**Brief:** Look for "this" in each line of the entries, and return the matching lines.
----------------------------------------
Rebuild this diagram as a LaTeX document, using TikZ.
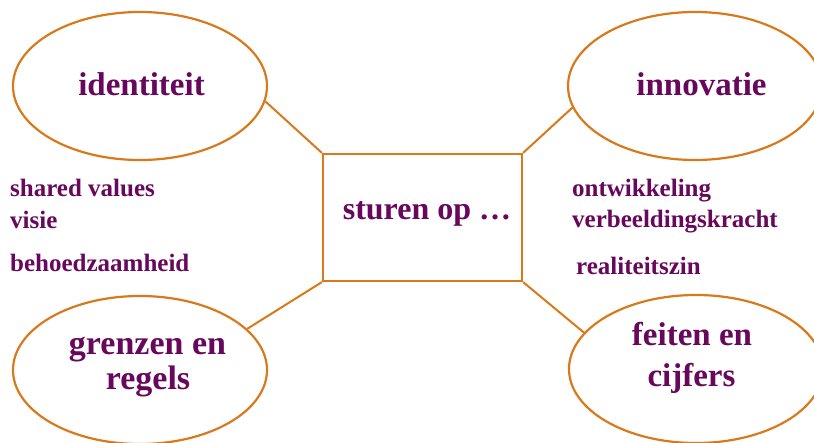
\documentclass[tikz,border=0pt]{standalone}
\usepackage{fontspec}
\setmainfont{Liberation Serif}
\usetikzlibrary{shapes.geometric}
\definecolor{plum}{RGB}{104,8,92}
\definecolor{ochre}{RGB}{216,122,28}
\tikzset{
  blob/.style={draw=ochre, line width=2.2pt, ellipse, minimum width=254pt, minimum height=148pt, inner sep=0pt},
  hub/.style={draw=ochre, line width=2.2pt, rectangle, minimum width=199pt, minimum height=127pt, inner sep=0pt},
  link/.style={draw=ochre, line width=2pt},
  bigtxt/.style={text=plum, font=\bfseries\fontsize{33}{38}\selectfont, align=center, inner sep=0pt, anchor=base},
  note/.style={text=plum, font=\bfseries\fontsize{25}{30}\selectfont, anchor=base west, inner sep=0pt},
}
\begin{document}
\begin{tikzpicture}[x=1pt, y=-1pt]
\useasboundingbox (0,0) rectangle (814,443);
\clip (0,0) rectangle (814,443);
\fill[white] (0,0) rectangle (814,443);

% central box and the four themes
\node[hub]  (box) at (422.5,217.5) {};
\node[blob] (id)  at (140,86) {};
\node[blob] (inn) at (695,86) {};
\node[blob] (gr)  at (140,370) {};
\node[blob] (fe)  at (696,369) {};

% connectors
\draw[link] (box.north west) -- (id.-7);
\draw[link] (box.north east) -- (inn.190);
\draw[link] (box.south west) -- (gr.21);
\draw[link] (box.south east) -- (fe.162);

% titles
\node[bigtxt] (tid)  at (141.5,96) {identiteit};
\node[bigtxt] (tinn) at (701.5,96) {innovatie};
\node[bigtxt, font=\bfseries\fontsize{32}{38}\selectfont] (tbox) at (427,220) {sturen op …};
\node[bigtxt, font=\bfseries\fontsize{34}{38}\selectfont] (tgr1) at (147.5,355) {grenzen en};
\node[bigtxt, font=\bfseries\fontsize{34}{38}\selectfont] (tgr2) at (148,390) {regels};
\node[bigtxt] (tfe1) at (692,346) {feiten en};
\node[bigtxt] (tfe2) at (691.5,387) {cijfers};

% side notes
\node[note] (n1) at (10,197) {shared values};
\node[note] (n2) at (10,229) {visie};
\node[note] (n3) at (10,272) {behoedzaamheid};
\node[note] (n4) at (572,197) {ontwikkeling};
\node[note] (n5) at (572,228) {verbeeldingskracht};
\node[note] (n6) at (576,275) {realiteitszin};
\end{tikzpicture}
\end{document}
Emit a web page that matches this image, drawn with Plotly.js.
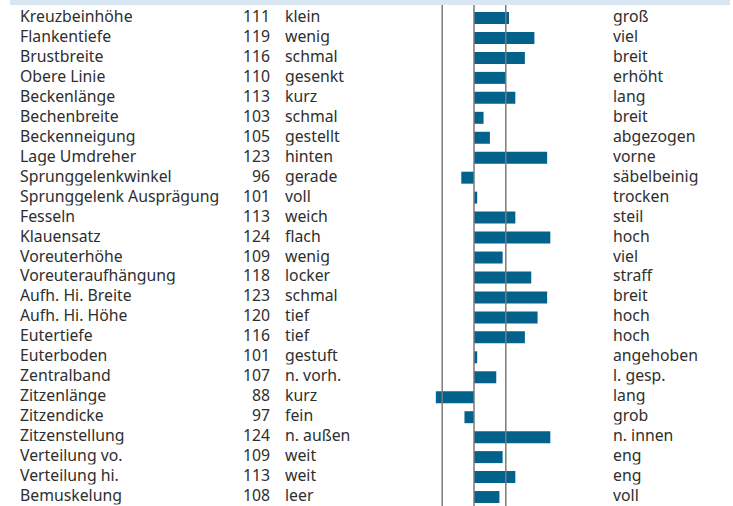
----------------------------------------
**Task response:**
Rebuild this diagram as a LaTeX document, using TikZ.
Emit a web page that matches this image, drawn with Plotly.js.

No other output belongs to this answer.